• [REQUEST] Collect every line below that contains the word "chart".

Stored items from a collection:
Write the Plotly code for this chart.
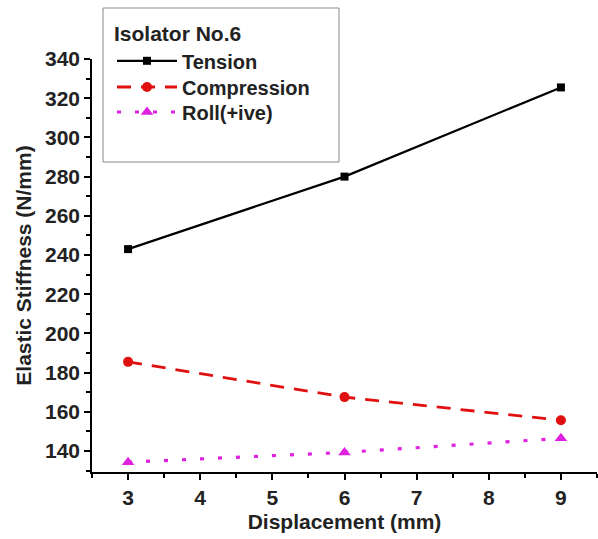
import plotly.graph_objects as go

displacement = [3, 6, 9]
tension = [243, 280, 325.5]
compression = [185.5, 167.5, 155.7]
roll = [134.3, 139.3, 146.5]

x_ticks = [3, 4, 5, 6, 7, 8, 9]
y_ticks = [140, 160, 180, 200, 220, 240, 260, 280, 300, 320, 340]

FONT = "Liberation Sans, Arial, sans-serif"
TXT = "#222222"

fig = go.Figure()
fig.add_trace(go.Scatter(x=displacement, y=tension, name="Tension", mode="lines+markers",
                         line=dict(color="black", width=2.2),
                         marker=dict(symbol="square", size=8, color="black"), legend="legend"))
fig.add_trace(go.Scatter(x=displacement, y=compression, name="Compression", mode="lines+markers",
                         line=dict(color="#e01010", width=2.8, dash="14px,10px"),
                         marker=dict(symbol="circle", size=10, color="#e01010"), legend="legend2"))
fig.add_trace(go.Scatter(x=displacement, y=roll, name="Roll(+ive)", mode="lines+markers",
                         line=dict(color="#e020e0", width=3.2, dash="4px,14px"),
                         marker=dict(symbol="triangle-up", size=11, color="#e020e0"), legend="legend3"))

L, R, T, B = 92, 1, 59, 67
W, H = 598, 539
pw, ph = W - L - R, H - T - B

def px_x(x):
    return (x - L) / pw

def px_y(y):
    return 1 - (y - T) / ph

fig.add_shape(type="rect", xref="paper", yref="paper",
              x0=px_x(103), x1=px_x(339), y0=px_y(162), y1=px_y(8),
              line=dict(color="#888888", width=1), fillcolor="white", layer="below")

def leg(x, y, anchor, title=None):
    d = dict(x=px_x(x), y=px_y(y), xanchor="left", yanchor=anchor,
             bgcolor="rgba(0,0,0,0)", borderwidth=0,
             font=dict(family=FONT, size=20, color=TXT, weight="bold"),
             itemwidth=60)
    if title:
        d["title"] = dict(text=title, font=dict(family=FONT, size=21, color=TXT), side="top")
    return d

fig.update_layout(
    width=W, height=H,
    margin=dict(l=L, r=R, t=T, b=B),
    plot_bgcolor="white", paper_bgcolor="white",
    font=dict(family=FONT, size=21, color=TXT),
    showlegend=True,
    legend=leg(112, 14, "top", "<b>Isolator No.6</b>"),
    legend2=leg(112, 87, "middle"),
    legend3=leg(112, 112, "middle"),
    xaxis=dict(
        range=[2.5, 9.5], tickvals=x_ticks, ticks="outside", ticklen=6, tickwidth=1.5,
        showline=True, linecolor="black", linewidth=1.5, showgrid=False, zeroline=False,
        tickfont=dict(family=FONT, size=21, weight="bold", color=TXT),
        minor=dict(ticks="outside", dtick=0.5, tick0=0, ticklen=4, tickwidth=1.5, tickcolor="black"),
        tickcolor="black",
        title=dict(text="<b>Displacement (mm)</b>", font=dict(family=FONT, size=21), standoff=6),
    ),
    yaxis=dict(
        range=[129.3, 340], tickvals=y_ticks, ticks="outside", ticklen=6, tickwidth=1.5,
        showline=True, linecolor="black", linewidth=1.5, showgrid=False, zeroline=False,
        tickfont=dict(family=FONT, size=21, weight="bold", color=TXT),
        minor=dict(ticks="outside", dtick=10, tick0=0, ticklen=4, tickwidth=1.5, tickcolor="black"),
        tickcolor="black",
        title=dict(text="<b>Elastic Stiffness (N/mm)</b>", font=dict(family=FONT, size=21), standoff=8),
    ),
)

fig.write_html("out.html")
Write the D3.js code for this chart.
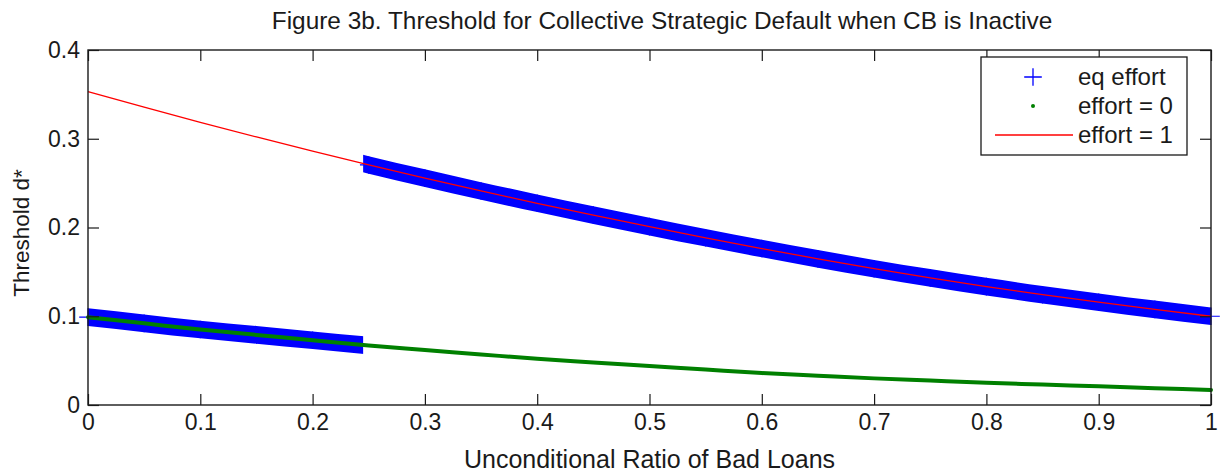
<!DOCTYPE html>
<html>
<head>
<meta charset="utf-8">
<script src="https://cdn.jsdelivr.net/npm/d3@7"></script>
<style>
  html, body { margin: 0; padding: 0; background: #fff; }
  svg { display: block; font-family: "Liberation Sans", Arial, sans-serif; }
</style>
</head>
<body>
<svg id="chart" width="1229" height="474"></svg>
<script>
// Unconditional ratio of bad loans (x grid)
const ratio = [0, 0.05, 0.10, 0.15, 0.20, 0.25, 0.30, 0.35, 0.40, 0.45, 0.50,
               0.55, 0.60, 0.65, 0.70, 0.75, 0.80, 0.85, 0.90, 0.95, 1.00];
// Threshold d* with effort = 0
const effortZero = [0.099, 0.092, 0.085, 0.079, 0.073, 0.067, 0.062, 0.057, 0.052, 0.048, 0.044,
                    0.040, 0.036, 0.033, 0.030, 0.0275, 0.025, 0.023, 0.021, 0.019, 0.017];
// Threshold d* with effort = 1
const effortOne = [0.353, 0.3355, 0.3185, 0.302, 0.286, 0.2705, 0.2556, 0.2412, 0.2273, 0.2139, 0.201,
                   0.1884, 0.1763, 0.1647, 0.1536, 0.1432, 0.1334, 0.1243, 0.1158, 0.1077, 0.100];
// Ratio at which equilibrium effort switches from 0 to 1
const eqSwitch = 0.245;

const xTicks = [0, 0.1, 0.2, 0.3, 0.4, 0.5, 0.6, 0.7, 0.8, 0.9, 1];
const xTickLabels = ["0", "0.1", "0.2", "0.3", "0.4", "0.5", "0.6", "0.7", "0.8", "0.9", "1"];
const yTicks = [0, 0.1, 0.2, 0.3, 0.4];
const yTickLabels = ["0", "0.1", "0.2", "0.3", "0.4"];
const legendLabels = ["eq effort", "effort = 0", "effort = 1"];
const titleText = "Figure 3b. Threshold for Collective Strategic Default when CB is Inactive";
const xLabelText = "Unconditional Ratio of Bad Loans";
const yLabelText = "Threshold d*";

// Equilibrium effort picks the effort = 0 branch below the switch, effort = 1 above it
const eqEffort = ratio.map((r, i) => r < eqSwitch ? effortZero[i] : effortOne[i]);

const W = 1229, H = 474;
const margin = { top: 50, right: 18, bottom: 69, left: 88 };
const iw = W - margin.left - margin.right;
const ih = H - margin.top - margin.bottom;

const BLUE = "#0000ff", GREEN = "#008000", RED = "#ff0000", INK = "#1a1a1a";
const FONT = 23;
const markerHalf = 8.8;  // half size of the "+" markers

const svg = d3.select("#chart");
const g = svg.append("g").attr("transform", `translate(${margin.left},${margin.top})`);

const x = d3.scaleLinear().domain([0, 1]).range([0, iw]);
const y = d3.scaleLinear().domain([0, 0.4]).range([ih, 0]);

const defs = svg.append("defs");
defs.append("clipPath").attr("id", "clipLow").append("rect")
  .attr("x", x(0) - 1).attr("y", -20).attr("width", x(eqSwitch) - x(0) + 1).attr("height", ih + 40);
defs.append("clipPath").attr("id", "clipHigh").append("rect")
  .attr("x", x(eqSwitch)).attr("y", -20).attr("width", x(1) - x(eqSwitch) + 1).attr("height", ih + 40);

// eq effort: densely packed "+" markers form a solid band along each branch
const band = vals => d3.area()
  .x((d, i) => x(ratio[i]))
  .y0((d, i) => y(vals[i]) - markerHalf)
  .y1((d, i) => y(vals[i]) + markerHalf)
  .curve(d3.curveMonotoneX)(vals);

g.append("path").attr("d", band(effortZero)).attr("fill", BLUE).attr("clip-path", "url(#clipLow)");
g.append("path").attr("d", band(effortOne)).attr("fill", BLUE).attr("clip-path", "url(#clipHigh)");

const plusPath = `M${-markerHalf},0H${markerHalf}M0,${-markerHalf}V${markerHalf}`;
g.append("g").selectAll("path").data(eqEffort).join("path")
  .attr("d", plusPath)
  .attr("transform", (d, i) => `translate(${x(ratio[i])},${y(d)})`)
  .attr("stroke", BLUE).attr("stroke-width", 1.2).attr("fill", "none");

// effort = 0: dense dots drawn as a thick green trace
const line = d3.line().x((d, i) => x(ratio[i])).y(d => y(d)).curve(d3.curveMonotoneX);
g.append("path").attr("d", line(effortZero))
  .attr("fill", "none").attr("stroke", GREEN).attr("stroke-width", 4).attr("stroke-linecap", "round");

// effort = 1: thin red line
g.append("path").attr("d", line(effortOne))
  .attr("fill", "none").attr("stroke", RED).attr("stroke-width", 1.3);

// Axes with inward ticks on all four sides
const tickLen = 11;
const styleAxis = sel => {
  sel.select(".domain").remove();
  sel.selectAll(".tick line").attr("stroke", INK).attr("stroke-width", 1.2);
  sel.selectAll(".tick text").attr("fill", INK).attr("font-size", FONT)
    .attr("font-family", '"Liberation Sans", Arial, sans-serif');
};

g.append("g").attr("transform", `translate(0,${ih})`)
  .call(d3.axisBottom(x).tickValues(xTicks).tickSizeInner(-tickLen).tickSizeOuter(0)
    .tickPadding(9).tickFormat((d, i) => xTickLabels[i]))
  .call(styleAxis);
g.append("g")
  .call(d3.axisTop(x).tickValues(xTicks).tickSizeInner(-tickLen).tickSizeOuter(0).tickFormat(""))
  .call(styleAxis);
g.append("g")
  .call(d3.axisLeft(y).tickValues(yTicks).tickSizeInner(-tickLen).tickSizeOuter(0)
    .tickPadding(8).tickFormat((d, i) => yTickLabels[i]))
  .call(styleAxis);
g.append("g").attr("transform", `translate(${iw},0)`)
  .call(d3.axisRight(y).tickValues(yTicks).tickSizeInner(-tickLen).tickSizeOuter(0).tickFormat(""))
  .call(styleAxis);

g.append("rect").attr("x", 0).attr("y", 0).attr("width", iw).attr("height", ih)
  .attr("fill", "none").attr("stroke", INK).attr("stroke-width", 1.4);

// Title and axis labels
svg.append("text").attr("x", 662).attr("y", 29).attr("text-anchor", "middle")
  .attr("font-size", 24.4).attr("fill", INK).text(titleText);
svg.append("text").attr("x", margin.left + iw / 2).attr("y", 468).attr("text-anchor", "middle")
  .attr("font-size", 25).attr("fill", INK).text(xLabelText);
svg.append("text").attr("transform", "translate(29,233) rotate(-90)").attr("text-anchor", "middle")
  .attr("font-size", 22.5).attr("fill", INK).text(yLabelText);

// Legend
const leg = svg.append("g").attr("transform", "translate(981,57)");
leg.append("rect").attr("width", 206).attr("height", 98)
  .attr("fill", "#fff").attr("stroke", INK).attr("stroke-width", 1.3);
const rowY = [20, 49, 78];
const sx = 52;
leg.append("path").attr("d", plusPath).attr("transform", `translate(${sx},${rowY[0]})`)
  .attr("stroke", BLUE).attr("stroke-width", 1.3).attr("fill", "none");
leg.append("circle").attr("cx", sx).attr("cy", rowY[1]).attr("r", 2).attr("fill", GREEN);
leg.append("line").attr("x1", 14).attr("x2", 92).attr("y1", rowY[2]).attr("y2", rowY[2])
  .attr("stroke", RED).attr("stroke-width", 1.3);
leg.selectAll("text.lbl").data(legendLabels).join("text").attr("class", "lbl")
  .attr("x", 97).attr("y", (d, i) => rowY[i]).attr("dy", "0.35em")
  .attr("font-size", 24).attr("fill", INK).text(d => d);
</script>
</body>
</html>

• [OUTPUT FOR THIS TASK]
Write the Plotly code for this chart.
Write the D3.js code for this chart.
<svg id="chart" width="1229" height="474"></svg>
const svg = d3.select("#chart");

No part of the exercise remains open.